DOL’s political leadership continues to impede enforcement and undermine agency credibility

The head of the United States Department of Labor (“DOL”), who is the son of former United States Supreme Court Justice Antonin Scalia, has pushed the agency in a decidedly different direction since being appointed Secretary of Labor. Under Secretary Eugene Scalia’s dictates, the DOL has reportedly made it easier for employers to misclassify workers as “independent contractors” and, consequently, to deprive those workers of the rights and benefits that employees have. According to a recently filed whistleblower complaint, Secretary Scalia also transferred one of the DOL’s top enforcement officials to a non-legal position and, moreover, to a different part of the country to thwart vigorous prosecution of employee misclassification and wage theft claims. In addition, under Secretary Scalia’s direction, the DOL no longer seeks liquated damages (double damages) under the Fair Labor Standards Act (“FLSA”) for employees who have experienced wage theft at the hands of their current or past employers. This reversal of course by the DOL is striking given the law has long recognized that double damages remain essential to compensate employees fully – given the time-value of money regarding overtime pay and other unpaid wages claims – and, furthermore, to deter future wage theft by employers. The DOL’s workplace safety guidance and enforcement efforts via the Occupational Safety and Health Administration (“OSHA”) during the ongoing pandemic also have been weak at best, apparently leaving many people vulnerable to contracting COVID-19, losing their livelihoods, or worse. On the other hand , the DOL has begun micromanaging diversity, equity, and inclusion trainings for employees – restricting the substance and scope of education about civil rights protections and remedies. The radical changes at the DOL prompted a recent New Yorker article to conclude that Secretary Scalia is actually “the Secretary of Employers.”
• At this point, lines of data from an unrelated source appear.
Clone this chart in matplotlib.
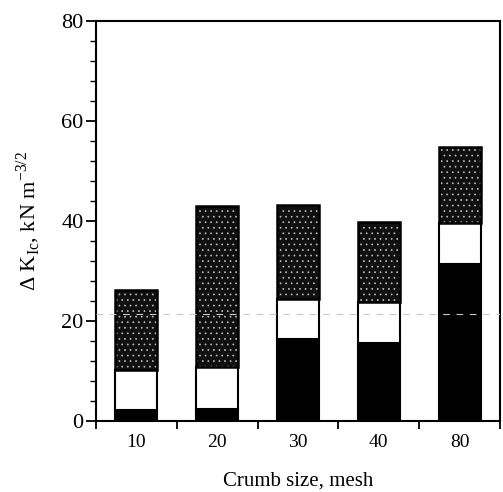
import matplotlib
matplotlib.use("Agg")
import matplotlib.pyplot as plt
from matplotlib.ticker import MultipleLocator, FixedLocator
import numpy as np

# Crumb size categories and stacked contributions to delta K_Ic
crumb_sizes = ["10", "20", "30", "40", "80"]
black_part = [2.2, 2.5, 16.5, 15.7, 31.5]
white_part = [8.0, 8.4, 8.0, 8.2, 8.2]
stipple_part = [16.0, 32.1, 18.7, 15.9, 15.2]

plt.rcParams["font.family"] = ["Liberation Serif", "DejaVu Serif"]
plt.rcParams["hatch.linewidth"] = 0.5

fig = plt.figure(figsize=(5.03, 4.92), dpi=100)
ax = fig.add_axes([0.191, 0.1443, 0.803, 0.8127])

x = np.arange(len(crumb_sizes))
width = 0.52
b1 = np.array(black_part)
b2 = b1 + np.array(white_part)

ax.bar(x, black_part, width, color="black", edgecolor="black", linewidth=1.5, zorder=2)
ax.bar(x, white_part, width, bottom=b1, color="white", edgecolor="black", linewidth=1.5, zorder=2)
# stippled segment: dark fill with light speckle hatch and black outline
ax.bar(x, stipple_part, width, bottom=b2, color="#101010", edgecolor="#bdbdbd",
       hatch="...", linewidth=0, zorder=2)
ax.bar(x, stipple_part, width, bottom=b2, fill=False, edgecolor="black",
       linewidth=1.8, zorder=3)

# faint dashed line across the plot
ax.axhline(21.4, color="#c8c8c8", linestyle=(0, (6, 6)), linewidth=0.8, zorder=4)

ax.set_xlim(-0.5, 4.5)
ax.set_ylim(0, 80)
ax.xaxis.set_major_locator(FixedLocator(np.arange(-0.5, 5.0, 1.0)))
ax.set_xticklabels([])
ax.xaxis.set_minor_locator(FixedLocator(x))
ax.set_xticklabels(crumb_sizes, minor=True)
ax.tick_params(axis="x", which="minor", length=0, labelsize=14, pad=9)
ax.tick_params(axis="x", which="major", direction="out", length=6, width=1.3)

ax.yaxis.set_major_locator(MultipleLocator(20))
ax.yaxis.set_minor_locator(MultipleLocator(4))
ax.tick_params(axis="y", which="major", direction="out", length=7, width=1.3, labelsize=16, pad=2)
ax.tick_params(axis="y", which="minor", direction="out", length=4, width=1.0)

for sp in ax.spines.values():
    sp.set_linewidth(1.5)

ax.set_xlabel("Crumb size, mesh", fontsize=15, labelpad=15)
ax.set_ylabel("Δ K$_{\\mathregular{Ic}}$, kN m$^{\\mathregular{-3/2}}$", fontsize=16, labelpad=14)

fig.savefig("out.png", dpi=100)
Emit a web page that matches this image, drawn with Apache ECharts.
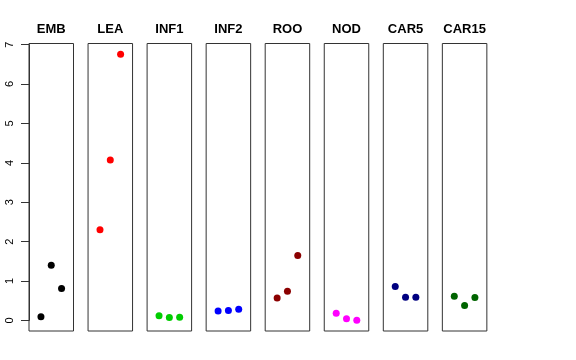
<!DOCTYPE html>
<html><head><meta charset="utf-8">
<script src="https://cdn.jsdelivr.net/npm/echarts@6/dist/echarts.min.js"></script>
<style>html,body{margin:0;padding:0;background:#fff}#c{width:576px;height:360px}</style>
</head><body><div id="c"></div>
<script>
const panels = ["EMB","LEA","INF1","INF2","ROO","NOD","CAR5","CAR15"];
const colors = ["#000000","#FF0000","#00CD00","#0000FF","#8B0000","#FF00FF","#000080","#006400"];
const xPos = [1,2,3];
const EMB = [0.09,1.40,0.81];
const LEA = [2.30,4.07,6.76];
const INF1 = [0.12,0.07,0.08];
const INF2 = [0.24,0.25,0.28];
const ROO = [0.57,0.74,1.65];
const NOD = [0.18,0.04,0.00];
const CAR5 = [0.86,0.59,0.59];
const CAR15 = [0.61,0.38,0.58];
const yTicks = [0,1,2,3,4,5,6,7];
const values = [EMB,LEA,INF1,INF2,ROO,NOD,CAR5,CAR15];

(function(){
const grids=[],xAxes=[],yAxes=[],series=[];
const left0=29, step=59.05, w=44.5, gTop=43.5, h=287.5;
panels.forEach((p,i)=>{
  const l=left0+i*step;
  grids.push({left:l,top:gTop,width:w,height:h,show:true,borderColor:'#333',borderWidth:1,backgroundColor:'transparent'});
  xAxes.push({gridIndex:i,type:'value',min:-0.16,max:4.16,position:'top',
    axisLine:{show:false},axisTick:{show:false},axisLabel:{show:false},splitLine:{show:false},
    name:p,nameLocation:'middle',nameGap:8,
    nameTextStyle:{fontFamily:'Liberation Sans, Arial',fontWeight:'bold',fontSize:13,color:'#000'}});
  yAxes.push({gridIndex:i,type:'value',min:-0.27,max:7.03,show:false});
  series.push({type:'scatter',xAxisIndex:i,yAxisIndex:i,symbolSize:7,itemStyle:{color:colors[i],opacity:1},
    data:values[i].map((v,k)=>[xPos[k],v]),silent:true});
});
const y0px = gTop + h*(7.03-0)/7.30, y7px = gTop + h*(7.03-7)/7.30;
grids.push({left:29,top:y7px,width:1,height:y0px-y7px,show:false});
xAxes.push({gridIndex:8,type:'value',show:false,min:0,max:1});
yAxes.push({gridIndex:8,type:'value',min:yTicks[0],max:yTicks[yTicks.length-1],interval:1,position:'left',
  axisLine:{show:true,lineStyle:{color:'#333',width:1}},
  axisTick:{show:true,length:8,lineStyle:{color:'#333'}},
  splitLine:{show:false},
  axisLabel:{rotate:90,margin:19,fontFamily:'Liberation Sans, Arial',fontSize:11,color:'#000',verticalAlign:'middle',align:'center'}});
const chart=echarts.init(document.getElementById('c'),null,{renderer:'canvas'});
chart.setOption({animation:false,grid:grids,xAxis:xAxes,yAxis:yAxes,series:series});
})();
</script></body></html>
Although the Republican-controlled Minnesota Senate removed the visionary Commissioner of the Minnesota Department of Labor and Industry (“MNDOLI”) recently and without valid justification, that agency’s leadership still pursues a robust approach to workplace protections under the Minnesota FLSA and the Minnesota OSHA. In addition, the Commissioner of the Minnesota Department of Human Rights (“MDHR”) has charted a bold way forward to provide meaningful community education, outreach, and enforcement concerning civil rights under the Minnesota Human Rights Act. Minnesota Attorney General Keith Ellison continues to work closely with the MNDOLI and the MDHR as his office aggressively combats wage theft and other workplace violations. In short, the outlook for employment rights and remedies is bright at the State level even as the current situation at the Federal level offers less promise. Elections have consequences. For everyone eligible to vote, be sure to do so on or before November 3, 2020.